— STATED TASK —
Return the listing below in full, with every line exactly as it is.

— RAW DATA —

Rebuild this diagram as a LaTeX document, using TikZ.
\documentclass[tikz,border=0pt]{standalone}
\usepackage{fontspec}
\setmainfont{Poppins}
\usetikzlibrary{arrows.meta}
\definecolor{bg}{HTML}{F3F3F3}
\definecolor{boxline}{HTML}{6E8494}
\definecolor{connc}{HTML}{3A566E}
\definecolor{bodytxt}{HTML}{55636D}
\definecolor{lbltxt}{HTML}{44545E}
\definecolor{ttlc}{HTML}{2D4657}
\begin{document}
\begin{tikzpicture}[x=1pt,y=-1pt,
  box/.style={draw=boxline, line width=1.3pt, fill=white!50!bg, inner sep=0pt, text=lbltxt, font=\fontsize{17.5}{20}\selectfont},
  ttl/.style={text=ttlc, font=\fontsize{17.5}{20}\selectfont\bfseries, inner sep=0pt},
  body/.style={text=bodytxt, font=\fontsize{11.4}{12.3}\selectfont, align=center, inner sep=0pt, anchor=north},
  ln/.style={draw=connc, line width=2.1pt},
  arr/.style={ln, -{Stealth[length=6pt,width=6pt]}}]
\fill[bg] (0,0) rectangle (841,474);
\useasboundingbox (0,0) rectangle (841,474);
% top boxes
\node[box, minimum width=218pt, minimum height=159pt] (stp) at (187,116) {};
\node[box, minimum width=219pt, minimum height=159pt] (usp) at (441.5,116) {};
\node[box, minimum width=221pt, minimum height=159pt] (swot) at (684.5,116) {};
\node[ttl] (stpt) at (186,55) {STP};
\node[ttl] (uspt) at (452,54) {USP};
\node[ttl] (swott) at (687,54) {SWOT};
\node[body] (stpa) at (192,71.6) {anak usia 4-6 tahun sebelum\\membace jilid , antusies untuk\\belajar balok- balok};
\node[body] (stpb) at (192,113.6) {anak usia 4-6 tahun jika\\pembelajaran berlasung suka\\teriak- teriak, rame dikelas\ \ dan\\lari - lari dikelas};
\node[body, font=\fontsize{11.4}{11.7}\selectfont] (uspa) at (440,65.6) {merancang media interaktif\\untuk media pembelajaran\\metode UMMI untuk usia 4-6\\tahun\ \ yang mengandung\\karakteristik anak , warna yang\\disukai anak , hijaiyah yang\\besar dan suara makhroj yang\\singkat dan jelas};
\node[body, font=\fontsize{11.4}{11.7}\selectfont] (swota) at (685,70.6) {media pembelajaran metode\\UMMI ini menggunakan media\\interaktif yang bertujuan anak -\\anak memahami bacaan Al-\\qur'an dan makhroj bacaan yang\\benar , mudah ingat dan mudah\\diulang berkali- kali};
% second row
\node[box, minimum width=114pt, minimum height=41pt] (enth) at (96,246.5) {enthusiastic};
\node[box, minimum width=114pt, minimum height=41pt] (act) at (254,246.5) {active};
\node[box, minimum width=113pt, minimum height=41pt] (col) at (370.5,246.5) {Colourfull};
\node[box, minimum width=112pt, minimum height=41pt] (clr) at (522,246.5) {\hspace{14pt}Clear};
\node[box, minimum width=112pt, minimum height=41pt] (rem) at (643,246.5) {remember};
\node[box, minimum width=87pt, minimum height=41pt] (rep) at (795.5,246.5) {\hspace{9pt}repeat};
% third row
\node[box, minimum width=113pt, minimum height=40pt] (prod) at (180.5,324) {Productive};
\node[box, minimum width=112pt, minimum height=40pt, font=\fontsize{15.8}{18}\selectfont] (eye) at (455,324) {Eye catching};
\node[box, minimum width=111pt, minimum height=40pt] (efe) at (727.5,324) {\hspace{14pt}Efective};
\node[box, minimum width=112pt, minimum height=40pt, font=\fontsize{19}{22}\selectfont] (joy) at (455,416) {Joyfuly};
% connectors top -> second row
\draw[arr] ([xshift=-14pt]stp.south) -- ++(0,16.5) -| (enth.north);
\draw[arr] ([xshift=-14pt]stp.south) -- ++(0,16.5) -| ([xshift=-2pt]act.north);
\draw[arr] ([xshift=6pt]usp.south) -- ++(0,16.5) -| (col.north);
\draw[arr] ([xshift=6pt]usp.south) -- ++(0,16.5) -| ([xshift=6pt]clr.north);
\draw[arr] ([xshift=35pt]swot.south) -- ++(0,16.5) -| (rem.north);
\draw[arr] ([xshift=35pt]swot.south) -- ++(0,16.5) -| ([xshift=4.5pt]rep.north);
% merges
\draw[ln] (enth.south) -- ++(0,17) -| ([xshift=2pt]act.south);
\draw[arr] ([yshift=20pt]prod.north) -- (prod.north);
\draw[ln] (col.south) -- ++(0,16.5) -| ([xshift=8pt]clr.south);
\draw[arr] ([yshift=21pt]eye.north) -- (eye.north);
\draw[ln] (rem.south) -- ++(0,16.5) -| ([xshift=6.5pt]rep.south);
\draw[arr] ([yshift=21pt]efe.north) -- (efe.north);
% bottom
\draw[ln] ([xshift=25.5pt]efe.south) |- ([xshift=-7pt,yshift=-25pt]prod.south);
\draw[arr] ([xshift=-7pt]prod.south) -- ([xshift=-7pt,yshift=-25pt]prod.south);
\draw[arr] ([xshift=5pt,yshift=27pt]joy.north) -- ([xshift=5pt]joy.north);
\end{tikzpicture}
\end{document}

— FULL OUTPUT —
Rebuild this diagram as a LaTeX document, using TikZ.
\documentclass[tikz,border=0pt]{standalone}
\usepackage{fontspec}
\setmainfont{Poppins}
\usetikzlibrary{arrows.meta}
\definecolor{bg}{HTML}{F3F3F3}
\definecolor{boxline}{HTML}{6E8494}
\definecolor{connc}{HTML}{3A566E}
\definecolor{bodytxt}{HTML}{55636D}
\definecolor{lbltxt}{HTML}{44545E}
\definecolor{ttlc}{HTML}{2D4657}
\begin{document}
\begin{tikzpicture}[x=1pt,y=-1pt,
  box/.style={draw=boxline, line width=1.3pt, fill=white!50!bg, inner sep=0pt, text=lbltxt, font=\fontsize{17.5}{20}\selectfont},
  ttl/.style={text=ttlc, font=\fontsize{17.5}{20}\selectfont\bfseries, inner sep=0pt},
  body/.style={text=bodytxt, font=\fontsize{11.4}{12.3}\selectfont, align=center, inner sep=0pt, anchor=north},
  ln/.style={draw=connc, line width=2.1pt},
  arr/.style={ln, -{Stealth[length=6pt,width=6pt]}}]
\fill[bg] (0,0) rectangle (841,474);
\useasboundingbox (0,0) rectangle (841,474);
% top boxes
\node[box, minimum width=218pt, minimum height=159pt] (stp) at (187,116) {};
\node[box, minimum width=219pt, minimum height=159pt] (usp) at (441.5,116) {};
\node[box, minimum width=221pt, minimum height=159pt] (swot) at (684.5,116) {};
\node[ttl] (stpt) at (186,55) {STP};
\node[ttl] (uspt) at (452,54) {USP};
\node[ttl] (swott) at (687,54) {SWOT};
\node[body] (stpa) at (192,71.6) {anak usia 4-6 tahun sebelum\\membace jilid , antusies untuk\\belajar balok- balok};
\node[body] (stpb) at (192,113.6) {anak usia 4-6 tahun jika\\pembelajaran berlasung suka\\teriak- teriak, rame dikelas\ \ dan\\lari - lari dikelas};
\node[body, font=\fontsize{11.4}{11.7}\selectfont] (uspa) at (440,65.6) {merancang media interaktif\\untuk media pembelajaran\\metode UMMI untuk usia 4-6\\tahun\ \ yang mengandung\\karakteristik anak , warna yang\\disukai anak , hijaiyah yang\\besar dan suara makhroj yang\\singkat dan jelas};
\node[body, font=\fontsize{11.4}{11.7}\selectfont] (swota) at (685,70.6) {media pembelajaran metode\\UMMI ini menggunakan media\\interaktif yang bertujuan anak -\\anak memahami bacaan Al-\\qur'an dan makhroj bacaan yang\\benar , mudah ingat dan mudah\\diulang berkali- kali};
% second row
\node[box, minimum width=114pt, minimum height=41pt] (enth) at (96,246.5) {enthusiastic};
\node[box, minimum width=114pt, minimum height=41pt] (act) at (254,246.5) {active};
\node[box, minimum width=113pt, minimum height=41pt] (col) at (370.5,246.5) {Colourfull};
\node[box, minimum width=112pt, minimum height=41pt] (clr) at (522,246.5) {\hspace{14pt}Clear};
\node[box, minimum width=112pt, minimum height=41pt] (rem) at (643,246.5) {remember};
\node[box, minimum width=87pt, minimum height=41pt] (rep) at (795.5,246.5) {\hspace{9pt}repeat};
% third row
\node[box, minimum width=113pt, minimum height=40pt] (prod) at (180.5,324) {Productive};
\node[box, minimum width=112pt, minimum height=40pt, font=\fontsize{15.8}{18}\selectfont] (eye) at (455,324) {Eye catching};
\node[box, minimum width=111pt, minimum height=40pt] (efe) at (727.5,324) {\hspace{14pt}Efective};
\node[box, minimum width=112pt, minimum height=40pt, font=\fontsize{19}{22}\selectfont] (joy) at (455,416) {Joyfuly};
% connectors top -> second row
\draw[arr] ([xshift=-14pt]stp.south) -- ++(0,16.5) -| (enth.north);
\draw[arr] ([xshift=-14pt]stp.south) -- ++(0,16.5) -| ([xshift=-2pt]act.north);
\draw[arr] ([xshift=6pt]usp.south) -- ++(0,16.5) -| (col.north);
\draw[arr] ([xshift=6pt]usp.south) -- ++(0,16.5) -| ([xshift=6pt]clr.north);
\draw[arr] ([xshift=35pt]swot.south) -- ++(0,16.5) -| (rem.north);
\draw[arr] ([xshift=35pt]swot.south) -- ++(0,16.5) -| ([xshift=4.5pt]rep.north);
% merges
\draw[ln] (enth.south) -- ++(0,17) -| ([xshift=2pt]act.south);
\draw[arr] ([yshift=20pt]prod.north) -- (prod.north);
\draw[ln] (col.south) -- ++(0,16.5) -| ([xshift=8pt]clr.south);
\draw[arr] ([yshift=21pt]eye.north) -- (eye.north);
\draw[ln] (rem.south) -- ++(0,16.5) -| ([xshift=6.5pt]rep.south);
\draw[arr] ([yshift=21pt]efe.north) -- (efe.north);
% bottom
\draw[ln] ([xshift=25.5pt]efe.south) |- ([xshift=-7pt,yshift=-25pt]prod.south);
\draw[arr] ([xshift=-7pt]prod.south) -- ([xshift=-7pt,yshift=-25pt]prod.south);
\draw[arr] ([xshift=5pt,yshift=27pt]joy.north) -- ([xshift=5pt]joy.north);
\end{tikzpicture}
\end{document}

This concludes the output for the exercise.